Re: [PATCH v2 3/3] aarch64: Optimized memchr specific to AmpereComputing skylark
- From: Adhemerval Zanella <adhemerval dot zanella at linaro dot org>
- To: Wilco Dijkstra <Wilco dot Dijkstra at arm dot com>
- Cc: nd <nd at arm dot com>, 'GNU C Library' <libc-alpha at sourceware dot org>
- Date: Wed, 17 Oct 2018 14:43:06 -0300
- Subject: Re: [PATCH v2 3/3] aarch64: Optimized memchr specific to AmpereComputing skylark
- References: <DB5PR08MB10302C248EFF8897BDDA490483FF0@DB5PR08MB1030.eurprd08.prod.outlook.com>
On 17/10/2018 14:20, Wilco Dijkstra wrote:
>> Do you have numbers on much improvement this yields on skylark (using at
>> least glibc own benchtests)? Also, why use 16-bytes in loop instead of
>> default 32 (in your case basically unrolling the loop)?
> Since it aligns early the overhead of aligning to 32 bytes would be even higher.
> The approach strlen uses (first iteration unaligned) is much faster.
>> I am asking because it seems that slower neon units seems to be a common
>> thing in recent chips, so one option would to instead of create a 'skylark'
>> variant, we add a 'no-neon' instead.
> It's likely more about unaligned access performance - even an old Cortex-A72 does
> much better using the Neon version.

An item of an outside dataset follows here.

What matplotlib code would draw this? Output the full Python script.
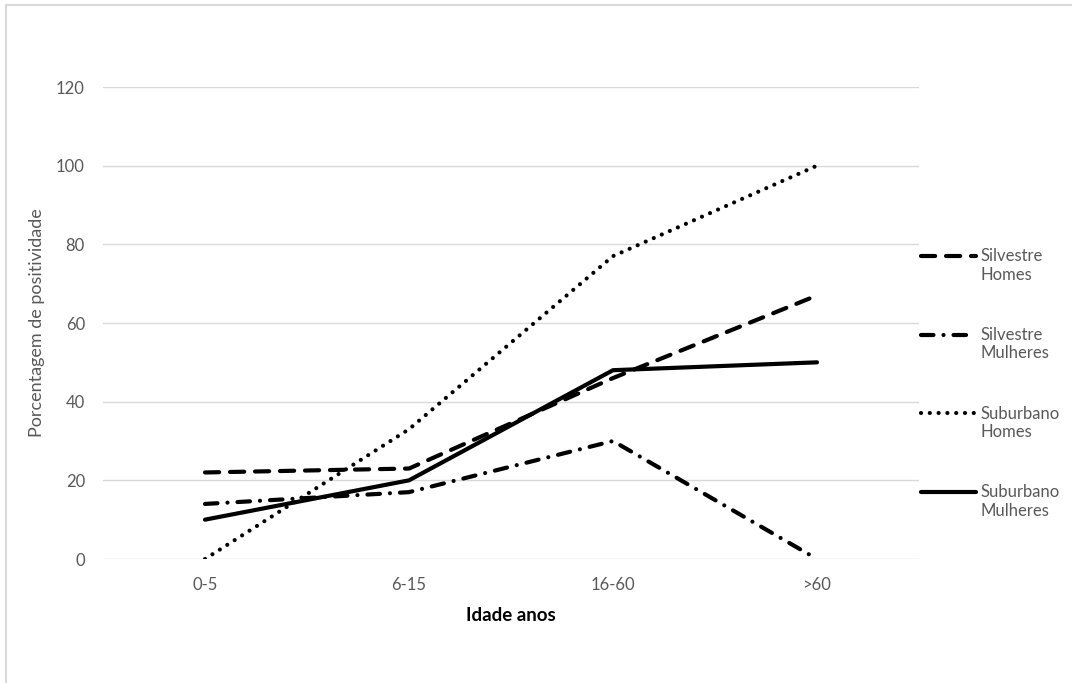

Both memchr variants can be optimized further.
> In general it seems better indeed to use "generic" and "simd" in the names rather than
> obscure microarchitecture names.
Do you mean unaligned neon memory operations? And I agree that if the idea is
provide a generic and neon version, a better name scheme should be used.